E per fare un esempio io, non fumatore anti-proibizionista trovo giusto che il fumo sia vietato nei luoghi pubblici (dove anch’io posso passare) ma sbagliato che le droghe leggere siano proibite per il mio bene.
mush ha detto:
Ciao Fabrizio,
grazie del tuo interessante commento a cui mi permetto di rispondere.
Le questioni che poni sono due, l’una riguardante la salvaguardia dei diritti delle donne costrette a portare il velo contro la propria volontà, l’altra a proposito della riconoscibilità dei cittadini in luoghi pubblici.
Temo che per risolvere la prima non sia sufficiente vietare il velo. Chi lo porta per scelta lo abbandonerebbe con il risentimento di essere costretta a rinunciare ai propri usi e di non avere la possibilità di osservare il proprio credo, un diritto difeso da tutte le costituzioni moderne. Chi vi è costretta con la forza si troverebbe tra l’incudine della tradizione e il martello della legge, probabilmente le condizioni non migliorerebbero affatto.
Per quanto riguarda la seconda, la legge a cui tutti fanno riferimento non può essere altro che l’articolo 85 del Regio Decreto del 18 giugno 1931, redatto in piena epoca totalitarista fascista. Il passo in questione “E’vietato comparire mascherato in luogo pubblico” appartiene alla sezione “Degli spettacoli e trattenimenti pubblici” e non credo di stiracchiare la fantasia se suppongo che la norma avesse a che fare con una politica di controllo delle attività culturali, probabili focolai di contrari al regime.
Mi preme anche sottolineare che il tema della riconoscibilità in pubblico è particolarmente anacronistico nell’era attuale delle plastiche facciali, ma non era praticabile nemmeno in antico Egitto agli albori del make-up.
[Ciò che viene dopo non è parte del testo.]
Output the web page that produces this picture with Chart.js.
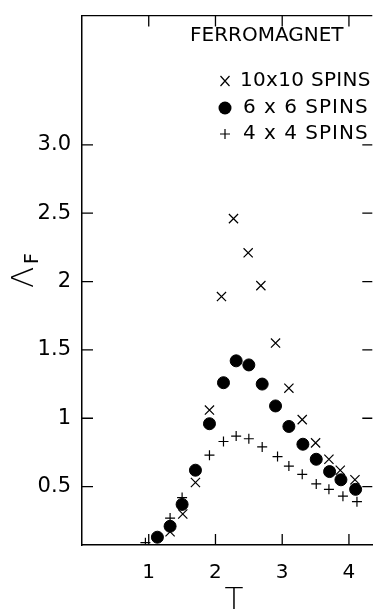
<!DOCTYPE html>
<html>
<head>
<meta charset="utf-8">
<script src="https://cdn.jsdelivr.net/npm/chart.js@4/dist/chart.umd.min.js"></script>
<style>
  html, body { margin: 0; padding: 0; background: #fff; }
  canvas { display: block; }
</style>
</head>
<body>
<canvas id="ferroChart" width="380" height="616"></canvas>
<script>
// temperatures and Lambda_F values
var spins10T = [1.32, 1.51, 1.70, 1.91, 2.09, 2.27, 2.49, 2.68, 2.90, 3.10, 3.30, 3.50, 3.70, 3.87, 4.09];
var spins10L = [0.17, 0.30, 0.53, 1.06, 1.89, 2.46, 2.21, 1.97, 1.55, 1.22, 0.99, 0.82, 0.70, 0.62, 0.55];

var spins6T = [1.13, 1.32, 1.50, 1.70, 1.91, 2.12, 2.31, 2.50, 2.70, 2.90, 3.10, 3.31, 3.51, 3.71, 3.88, 4.10];
var spins6L = [0.13, 0.21, 0.37, 0.62, 0.96, 1.26, 1.42, 1.39, 1.25, 1.09, 0.94, 0.81, 0.70, 0.61, 0.55, 0.48];

var spins4T = [0.95, 1.32, 1.50, 1.91, 2.12, 2.31, 2.50, 2.70, 2.93, 3.10, 3.30, 3.51, 3.70, 3.91, 4.12];
var spins4L = [0.09, 0.27, 0.42, 0.73, 0.83, 0.87, 0.85, 0.79, 0.72, 0.65, 0.59, 0.52, 0.48, 0.43, 0.39];

var xTicks = [1, 2, 3, 4];
var yTicks = [0.5, 1, 1.5, 2, 2.5, 3];
var yTickLabels = ['0.5', '1', '1.5', '2', '2.5', '3.0'];

var legendNames = ['10x10 SPINS', '6 x 6 SPINS', '4 x 4 SPINS'];
var titleText = 'FERROMAGNET';
var xTitle = 'T';

var FONT = '"DejaVu Sans", sans-serif';

function toPoints(xs, ys) {
	var pts = [];
	for (var i = 0; i < xs.length; i++) {
		pts.push({ x: xs[i], y: ys[i] });
	}
	return pts;
}

// inward ticks, top frame line, legend text and the axis titles
const paperPlugin = {
	id: 'paper',
	afterDraw(chart) {
		const ctx = chart.ctx;
		const a = chart.chartArea;
		const xs = chart.scales.x;
		const ys = chart.scales.y;
		ctx.save();
		ctx.strokeStyle = '#000';
		ctx.lineWidth = 1.3;
		ctx.beginPath();
		ctx.moveTo(a.left, a.top);
		ctx.lineTo(a.right, a.top);
		xTicks.forEach(function (v) {
			var px = xs.getPixelForValue(v);
			ctx.moveTo(px, a.bottom);
			ctx.lineTo(px, a.bottom - 11);
			ctx.moveTo(px, a.top);
			ctx.lineTo(px, a.top + 11);
		});
		yTicks.forEach(function (v) {
			var py = ys.getPixelForValue(v);
			ctx.moveTo(a.left, py);
			ctx.lineTo(a.left + 11, py);
			ctx.moveTo(a.right, py);
			ctx.lineTo(a.right - 10, py);
		});
		ctx.stroke();

		// title + legend
		ctx.fillStyle = '#000';
		ctx.textBaseline = 'middle';
		ctx.textAlign = 'left';
		ctx.font = '20px ' + FONT;
		ctx.letterSpacing = '0px';
		ctx.fillText(titleText, 190, 36);

		var rows = [81, 108, 134];
		var mx = 225;
		// x marker
		ctx.lineWidth = 1.2;
		ctx.beginPath();
		ctx.moveTo(mx - 4.5, rows[0] - 5);
		ctx.lineTo(mx + 4.5, rows[0] + 5);
		ctx.moveTo(mx + 4.5, rows[0] - 5);
		ctx.lineTo(mx - 4.5, rows[0] + 5);
		// plus marker
		ctx.moveTo(mx - 5, rows[2]);
		ctx.lineTo(mx + 5, rows[2]);
		ctx.moveTo(mx, rows[2] - 5);
		ctx.lineTo(mx, rows[2] + 5);
		ctx.stroke();
		ctx.beginPath();
		ctx.arc(mx, rows[1], 6.5, 0, Math.PI * 2);
		ctx.fill();

		ctx.font = '20px ' + FONT;
		ctx.letterSpacing = '0.3px';
		ctx.fillText(legendNames[0], 240, rows[0]);
		ctx.letterSpacing = '1px';
		ctx.fillText(legendNames[1], 243, rows[1]);
		ctx.fillText(legendNames[2], 243, rows[2]);
		ctx.letterSpacing = '0px';

		// x title
		ctx.textAlign = 'center';
		ctx.font = '200 31px ' + FONT;
		ctx.fillText(xTitle, 234, 601);

		// y title: Lambda with subscript F, rotated
		ctx.textAlign = 'left';
		ctx.translate(33, 288);
		ctx.rotate(-Math.PI / 2);
		ctx.textBaseline = 'alphabetic';
		ctx.font = '200 31px ' + FONT;
		ctx.fillText('Λ', 0, 0);
		ctx.font = '19px ' + FONT;
		ctx.fillText('F', 24, 5);
		ctx.restore();
	}
};

const data = {
	datasets: [{
		label: legendNames[0],
		data: toPoints(spins10T, spins10L),
		pointStyle: 'crossRot',
		pointRadius: 6.5,
		pointBorderWidth: 1.2,
		borderColor: '#000',
		backgroundColor: '#000'
	}, {
		label: legendNames[1],
		data: toPoints(spins6T, spins6L),
		pointStyle: 'circle',
		pointRadius: 6,
		pointBorderWidth: 1,
		borderColor: '#000',
		backgroundColor: '#000'
	}, {
		label: legendNames[2],
		data: toPoints(spins4T, spins4L),
		pointStyle: 'cross',
		pointRadius: 5,
		pointBorderWidth: 1.2,
		borderColor: '#000',
		backgroundColor: '#000'
	}]
};

const config = {
	type: 'scatter',
	data: data,
	options: {
		responsive: false,
		animation: false,
		layout: { padding: { left: 0, right: 0, top: 6, bottom: 0 } },
		plugins: {
			legend: { display: false },
			tooltip: { enabled: false }
		},
		scales: {
			x: {
				type: 'linear',
				position: 'bottom',
				min: 0,
				max: 4.35,
				afterFit: function (scale) { scale.height = 71; },
				afterBuildTicks: function (scale) {
					scale.ticks = xTicks.map(function (v) { return { value: v }; });
				},
				grid: { display: false },
				border: { display: true, color: '#000', width: 1.5 },
				ticks: {
					color: '#000',
					padding: 8,
					font: { family: FONT, size: 20 },
					callback: function (v) { return String(v); }
				}
			},
			y: {
				type: 'linear',
				min: 0.073,
				max: 3.945,
				afterFit: function (scale) { scale.width = 82; },
				afterBuildTicks: function (scale) {
					scale.ticks = yTicks.map(function (v) { return { value: v }; });
				},
				grid: { display: false },
				border: { display: true, color: '#000', width: 1.5 },
				ticks: {
					color: '#000',
					padding: 3,
					font: { family: FONT, size: 21 },
					callback: function (v) {
						var i = yTicks.indexOf(v);
						return i >= 0 ? yTickLabels[i] : '';
					}
				}
			}
		}
	},
	plugins: [paperPlugin]
};

const ferroChart = new Chart(
	document.getElementById('ferroChart').getContext('2d'),
	config
);
</script>
</body>
</html>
In altre parole, se qualcuno non vuole essere riconosciuto in pubblico può fare benissimo a meno di coprirsi il volto e utilizzare altri metodi.
A mio avviso la proposta di proibire il velo è anticostituzionale, pretestuosa ed ha il valore di una ripicca europea nei confronti di popolazioni e culture che non siamo in grado di accogliere come nostri pari.
Fabrizio ha detto:
Ehi, che rapidità nel rispondere.
Capisco il tuo punto di vista, ma vorrei fare qualche osservazione.
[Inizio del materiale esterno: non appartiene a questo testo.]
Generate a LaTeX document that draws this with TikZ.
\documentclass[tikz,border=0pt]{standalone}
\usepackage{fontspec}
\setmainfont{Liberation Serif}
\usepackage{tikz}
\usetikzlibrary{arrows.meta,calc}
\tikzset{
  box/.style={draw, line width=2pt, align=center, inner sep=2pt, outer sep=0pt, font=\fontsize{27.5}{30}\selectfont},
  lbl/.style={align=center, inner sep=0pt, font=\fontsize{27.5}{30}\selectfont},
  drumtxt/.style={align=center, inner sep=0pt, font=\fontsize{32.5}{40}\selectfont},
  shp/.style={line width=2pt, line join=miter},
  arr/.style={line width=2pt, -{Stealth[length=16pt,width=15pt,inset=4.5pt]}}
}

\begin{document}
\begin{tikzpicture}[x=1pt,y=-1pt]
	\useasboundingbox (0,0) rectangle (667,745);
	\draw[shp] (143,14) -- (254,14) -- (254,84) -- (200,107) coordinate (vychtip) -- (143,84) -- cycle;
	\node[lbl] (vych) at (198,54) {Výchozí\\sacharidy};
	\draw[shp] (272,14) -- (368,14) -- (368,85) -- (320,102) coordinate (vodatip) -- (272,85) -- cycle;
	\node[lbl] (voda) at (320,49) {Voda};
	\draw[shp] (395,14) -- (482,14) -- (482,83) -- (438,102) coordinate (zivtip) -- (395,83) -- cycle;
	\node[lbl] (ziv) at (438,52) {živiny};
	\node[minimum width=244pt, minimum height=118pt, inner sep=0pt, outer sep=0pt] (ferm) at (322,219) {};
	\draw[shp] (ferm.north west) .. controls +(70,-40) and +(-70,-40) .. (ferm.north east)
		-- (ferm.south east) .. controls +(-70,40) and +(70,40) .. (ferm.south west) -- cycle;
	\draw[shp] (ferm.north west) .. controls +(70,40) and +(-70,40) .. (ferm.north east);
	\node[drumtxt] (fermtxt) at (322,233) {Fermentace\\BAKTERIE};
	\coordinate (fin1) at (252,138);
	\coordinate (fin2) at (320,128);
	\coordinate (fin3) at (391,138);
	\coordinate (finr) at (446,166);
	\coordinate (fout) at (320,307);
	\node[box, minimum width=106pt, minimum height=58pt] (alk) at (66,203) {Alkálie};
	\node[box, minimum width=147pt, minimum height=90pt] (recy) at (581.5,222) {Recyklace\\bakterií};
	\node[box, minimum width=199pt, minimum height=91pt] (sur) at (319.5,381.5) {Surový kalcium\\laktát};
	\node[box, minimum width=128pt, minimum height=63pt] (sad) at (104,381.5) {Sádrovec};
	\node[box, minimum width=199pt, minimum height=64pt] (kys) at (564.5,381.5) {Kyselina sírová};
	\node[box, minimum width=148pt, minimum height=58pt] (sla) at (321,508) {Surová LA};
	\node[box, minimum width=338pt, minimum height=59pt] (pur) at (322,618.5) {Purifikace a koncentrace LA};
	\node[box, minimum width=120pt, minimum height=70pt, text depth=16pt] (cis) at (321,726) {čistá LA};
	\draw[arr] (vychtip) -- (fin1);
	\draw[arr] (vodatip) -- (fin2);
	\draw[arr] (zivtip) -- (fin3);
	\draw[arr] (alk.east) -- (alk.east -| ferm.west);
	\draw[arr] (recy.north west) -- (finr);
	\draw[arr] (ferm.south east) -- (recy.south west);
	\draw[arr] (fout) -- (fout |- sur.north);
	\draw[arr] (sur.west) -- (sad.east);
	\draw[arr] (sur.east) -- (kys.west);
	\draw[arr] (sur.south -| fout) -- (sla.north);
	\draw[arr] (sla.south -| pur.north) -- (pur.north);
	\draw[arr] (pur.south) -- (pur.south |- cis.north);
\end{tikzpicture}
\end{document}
Personalmente ritengo, ma potrei sbagliarmi, che il velo sia l’espressione più visibile e tangibile di una cultura che intimamente disprezza le donne, le relega al rango di pezzi di carne (a ciò le paragonò un imam australiano) che dovrebbero solo vergognarsi di esistere, e che perlomeno dovrebbero evitare di inquinare troppo la vista dei credenti coprendosi.
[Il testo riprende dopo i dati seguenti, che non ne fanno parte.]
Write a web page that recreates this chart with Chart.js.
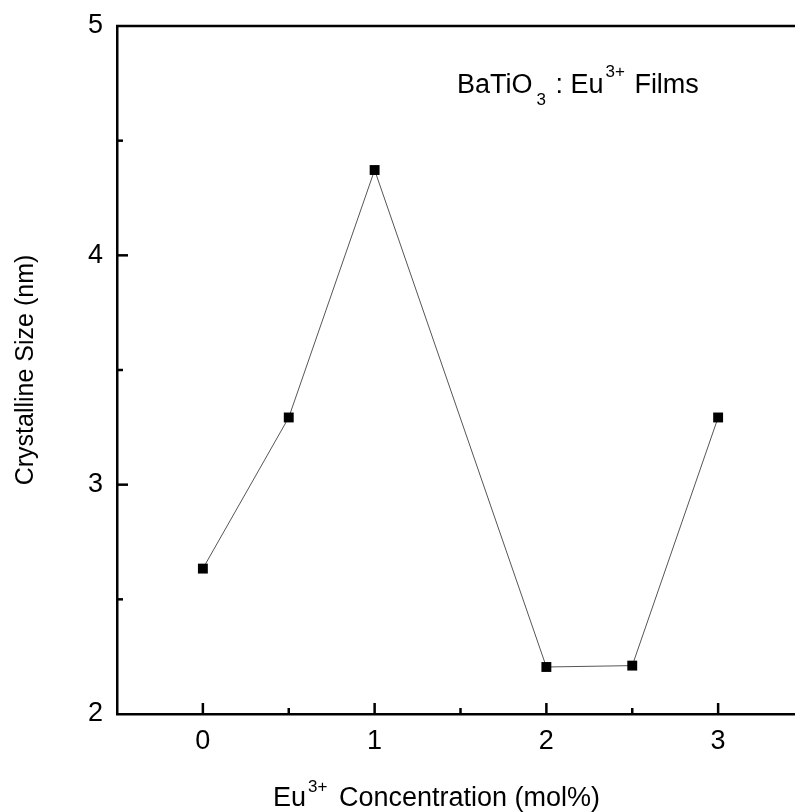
<!DOCTYPE html>
<html>
<head>
<meta charset="utf-8">
<script src="https://cdn.jsdelivr.net/npm/chart.js@4.4.1/dist/chart.umd.min.js"></script>
<style>
  html, body { margin: 0; padding: 0; background: #fff; }
  #wrap { width: 795px; height: 812px; overflow: hidden; position: relative; }
  #wrap canvas { position: absolute; left: 0; top: 0; }
</style>
</head>
<body>
<div id="wrap">
  <canvas id="chart" width="815" height="812"></canvas>
</div>
<script>
// data
const concentration = [0, 0.5, 1, 2, 2.5, 3];
const crystalSize = [2.634, 3.293, 4.372, 2.205, 2.211, 3.293];
const xRange = [-0.5, 3.5];
const yRange = [2, 5];

const FONT = '"Liberation Sans", Arial, sans-serif';

// inward ticks, top border, titles with super/subscripts
const decor = {
  id: 'decor',
  afterDraw(chart) {
    const ctx = chart.ctx;
    const area = chart.chartArea;
    const xs = chart.scales.x;
    const ys = chart.scales.y;

    ctx.save();
    ctx.strokeStyle = '#000';
    ctx.lineWidth = 2.5;

    // top frame line
    ctx.beginPath();
    ctx.moveTo(area.left - 1, area.top);
    ctx.lineTo(area.right, area.top);
    ctx.stroke();

    // x ticks pointing up
    xs.ticks.forEach(t => {
      if (t.value <= xRange[0] || t.value >= xRange[1]) return;
      const px = xs.getPixelForValue(t.value);
      const len = Number.isInteger(t.value) ? 11 : 6;
      ctx.beginPath();
      ctx.moveTo(px, area.bottom);
      ctx.lineTo(px, area.bottom - len);
      ctx.stroke();
    });

    // y ticks pointing right
    ys.ticks.forEach(t => {
      if (t.value <= yRange[0] || t.value >= yRange[1]) return;
      const py = ys.getPixelForValue(t.value);
      const len = Number.isInteger(t.value) ? 11 : 6;
      ctx.beginPath();
      ctx.moveTo(area.left, py);
      ctx.lineTo(area.left + len, py);
      ctx.stroke();
    });

    ctx.fillStyle = '#000';
    ctx.textBaseline = 'alphabetic';

    const big = '27px ' + FONT;
    const small = '17px ' + FONT;

    // x axis title: Eu^3+ Concentration (mol%)
    let x = 273;
    const base = 806;
    ctx.font = big;
    ctx.fillText('Eu', x, base);
    x += ctx.measureText('Eu').width + 2;
    ctx.font = small;
    ctx.fillText('3+', x, base - 14);
    x += ctx.measureText('3+').width + 4;
    ctx.font = big;
    ctx.fillText(' Concentration (mol%)', x, base);

    // annotation: BaTiO3 : Eu3+ Films
    let ax = 457;
    const ab = 93;
    ctx.font = big;
    ctx.fillText('BaTiO', ax, ab);
    ax += ctx.measureText('BaTiO').width + 4;
    ctx.font = small;
    ctx.fillText('3', ax, ab + 12);
    ax += ctx.measureText('3').width + 2;
    ctx.font = big;
    ctx.fillText(' : Eu', ax, ab);
    ax += ctx.measureText(' : Eu').width + 2;
    ctx.font = small;
    ctx.fillText('3+', ax, ab - 16);
    ax += ctx.measureText('3+').width + 2;
    ctx.font = big;
    ctx.fillText(' Films', ax, ab);

    ctx.restore();
  }
};

new Chart(document.getElementById('chart'), {
  type: 'line',
  data: {
    datasets: [{
      data: concentration.map((c, i) => ({ x: c, y: crystalSize[i] })),
      borderColor: '#555',
      borderWidth: 1,
      pointStyle: 'rect',
      pointRadius: 7,
      pointHoverRadius: 7,
      pointBackgroundColor: '#000',
      pointBorderColor: '#000',
      pointBorderWidth: 0,
      tension: 0
    }]
  },
  options: {
    responsive: false,
    animation: false,
    events: [],
    layout: { padding: { top: 26, right: 9, left: 0, bottom: 0 } },
    plugins: {
      legend: { display: false },
      tooltip: { enabled: false }
    },
    scales: {
      x: {
        type: 'linear',
        min: xRange[0],
        max: xRange[1],
        afterFit: s => { s.height = 98; },
        grid: { display: true, drawOnChartArea: false, drawTicks: false },
        border: { display: true, color: '#000', width: 2.5 },
        ticks: {
          stepSize: 0.5,
          padding: 11,
          color: '#000',
          font: { family: FONT, size: 27 },
          maxRotation: 0,
          autoSkip: false,
          callback: v => Number.isInteger(v) ? String(v) : ''
        }
      },
      y: {
        min: yRange[0],
        max: yRange[1],
        afterFit: s => { s.width = 117; s.paddingTop = 0; s.paddingBottom = 0; },
        grid: { display: true, drawOnChartArea: false, drawTicks: false },
        border: { display: true, color: '#000', width: 2.5 },
        title: {
          display: true,
          text: 'Crystalline Size (nm)',
          color: '#000',
          font: { family: FONT, size: 25 },
          padding: { top: 11, bottom: 0 }
        },
        ticks: {
          stepSize: 0.5,
          padding: 14,
          color: '#000',
          font: { family: FONT, size: 27 },
          autoSkip: false,
          callback: v => Number.isInteger(v) ? String(v) : ''
        }
      }
    }
  },
  plugins: [decor]
});
</script>
</body>
</html>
Prova ne è che in diversi paesi musulmani il velo è obbligatorio (non conosco invece paese al mondo che obblighi i cittadini a portare la croce al collo o il tondino rosso degli indù in fronte).
Capisci? Il velo non va proibito in quanto espressione di una parte dell’Islam (non tutte le musulmane si velano), ma va proibito in quanto espressione di una concezione della donna che è incompatibile con i nostri valori. Non a caso in Italia ci sono donne musulmane che vorrebbero proibire il velo.
Col divieto del velo l’Occidente “urla” che no, queste cose nei paesi occidentali non si possono fare, che sono incompatibili con i nostri valori.
Se una musulmana infatti portasse al collo un pendaglio con la mezzaluna o versetti del Corano non ci sarebbe alcun problema: vietare un simile ornamento sì sarebbe una discriminazione inaccettabile.
Ci sarebbe poi moltissimo da discutere sull’accogliere come pari a noi una cultura che si presta difficilmente all’integrazione, in quanto votata alla politicizzazione della religione (il Corano va preso alla lettera, senza discuterlo).
Non sono certo per l’esclusione a priori dell’ingresso dei musulmani in Occidente. Penso però che l’Occidente non possa permettere, in nome di un malinteso senso dell’accoglienza e della tolleranza, ciò che contrasta contro i principi basilari della propria civiltà.
Vuoi mangiare al tramonto per il Ramadam e fare l’astemio a vita? E’ ok. Vuoi infibulare tua figlia e picchiare tua moglie? Vai in galera.
E’ questo che va fatto capire ai musulmani che desiderano entrare nei nostri paesi: queste sono le nostre leggi basate su ciò in cui crediamo, e questi principi non sono negoziabili.
Non vi piacciono? Nessun problema, ma la strada dell’aeroporto la conoscete.
Non sono sicuro, ma credo che il girare mascherati (escluso carnevale e simili) sia vietato dagli anni ’70 quando c’era l’emergenza terrorismo.
Per finire la questione fondamentale secondo me è questa: possiamo, in nome della libertà, accettare qualcosa che le va contro?
Possiamo, in nome della tolleranza, essere tolleranti con gli intolleranti?
Io la penso come Popper, penso di no.